The comments in an Iowa newspaper from an interview with US Representative Steve King came as Obama won the caucus vote in Wyoming on Saturday, beating Hillary Clinton, the senator from New York and campaign rival.
"The radical Islamists, the al-Qaeda ... would be dancing in the streets in greater numbers than they did on September 11 because they would declare victory in this war on terror," King said in an interview with the Daily Reporter newspaper.
King suggested that Obama's middle name, which is Hussein, would have a special meaning for "radical Islamists".
"His middle name does matter," he said. "It matters because they read a meaning into that."
Obama is mixed-race and a Christian who says he has little connection to Islam.
"These comments have no place in our politics," Tommy Vietor, a spokesman for Obama, said.
'Offensive comments'
He also called on John McCain, the Republican nominee, to "repudiate them like he has previous offensive comments from his supporters".
Last month, McCain denounced an introduction by Bill Cunningham, a Cincinnati talkshow host, who referred to Obama three times as "Barack Hussein Obama".

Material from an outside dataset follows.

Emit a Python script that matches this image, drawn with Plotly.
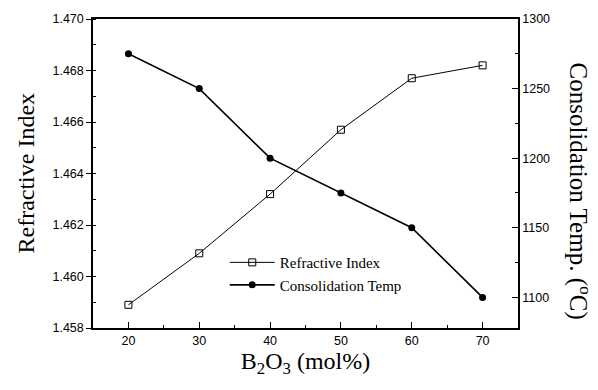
import plotly.graph_objects as go

b2o3 = [20, 30, 40, 50, 60, 70]
refractive_index = [1.4589, 1.4609, 1.4632, 1.4657, 1.4677, 1.4682]
consolidation_temp = [1275, 1250, 1200, 1175, 1150, 1100]

serif = "Liberation Serif, Times New Roman, serif"

fig = go.Figure()
fig.add_trace(go.Scatter(
    x=b2o3, y=refractive_index, name="Refractive Index",
    mode="lines+markers",
    line=dict(color="black", width=1),
    marker=dict(symbol="square-open", size=7, color="black", line=dict(width=1)),
))
fig.add_trace(go.Scatter(
    x=b2o3, y=consolidation_temp, name="Consolidation Temp",
    mode="lines+markers", yaxis="y2",
    line=dict(color="black", width=1.6),
    marker=dict(symbol="circle", size=7, color="black"),
))

tickfont = dict(family="Liberation Sans, Arial, sans-serif", size=12.5, color="black")
fig.update_layout(
    width=598, height=390,
    margin=dict(l=93, r=80, t=16, b=62),
    paper_bgcolor="white", plot_bgcolor="white",
    showlegend=True,
    legend=dict(x=0.31, y=0.265, xanchor="left", yanchor="top",
                bgcolor="rgba(0,0,0,0)",
                font=dict(family=serif, size=15, color="black"),
                tracegroupgap=0, itemwidth=45),
    xaxis=dict(range=[15, 75], tickvals=[20, 30, 40, 50, 60, 70],
               ticks="inside", ticklen=6, tickcolor="black",
               minor=dict(dtick=5, tick0=0, ticks="inside", ticklen=3, tickcolor="black"),
               showline=True, linecolor="black", linewidth=1.5, mirror=True,
               showgrid=False, zeroline=False, tickfont=tickfont,
               title=dict(text="B<sub>2</sub>O<sub>3</sub> (mol%)",
                          font=dict(family=serif, size=24, color="black"),
                          standoff=4)),
    yaxis=dict(range=[1.458, 1.470], tickvals=[1.458, 1.460, 1.462, 1.464, 1.466, 1.468, 1.470],
               tickformat=".3f",
               ticks="outside", ticklen=5, tickcolor="black",
               minor=dict(dtick=0.001, tick0=1.458, ticks="inside", ticklen=3, tickcolor="black"),
               showline=True, linecolor="black", linewidth=1.5,
               showgrid=False, zeroline=False, tickfont=tickfont),
    yaxis2=dict(range=[1078, 1300], overlaying="y", side="right",
                tickvals=[1100, 1150, 1200, 1250, 1300],
                ticks="inside", ticklen=6, tickcolor="black",
                minor=dict(dtick=25, tick0=1100, ticks="inside", ticklen=3, tickcolor="black"),
                showline=True, linecolor="black", linewidth=1.5,
                showgrid=False, zeroline=False, tickfont=tickfont),
    annotations=[
        dict(text="Refractive Index", textangle=-90,
             xref="paper", yref="paper", x=0.0, xshift=-68, y=0.5,
             xanchor="center", yanchor="middle", showarrow=False,
             font=dict(family=serif, size=24, color="black")),
        dict(text="Consolidation Temp. (<sup>o</sup>C)", textangle=90,
             xref="paper", yref="paper", x=1.0, xshift=62, y=0.445,
             xanchor="center", yanchor="middle", showarrow=False,
             font=dict(family=serif, size=25, color="black")),
    ],
)

fig.write_html("out.html")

King said his comments were not meant to demean Obama but to warn how an Obama presidency would look to the world.
Obama has said that he favours withdrawing US troops from Iraq.
In 23 caucuses around Wyoming on Saturday, Democrats, who make up about 25 per cent of the staunchly Republican state's electorate, chose Obama by 61 per cent to 38 per cent.
The outcome means Obama will win most of the 12 delegates at stake, a tiny number compared to the 2,025 needed to secure the Democratic party's presidential nomination at its August convention. After Wyoming, Obama and Clinton will face voters in the southern state of Mississippi, where 33 delegates are at stake.
The campaign will then move to Pennsylvania on April 22.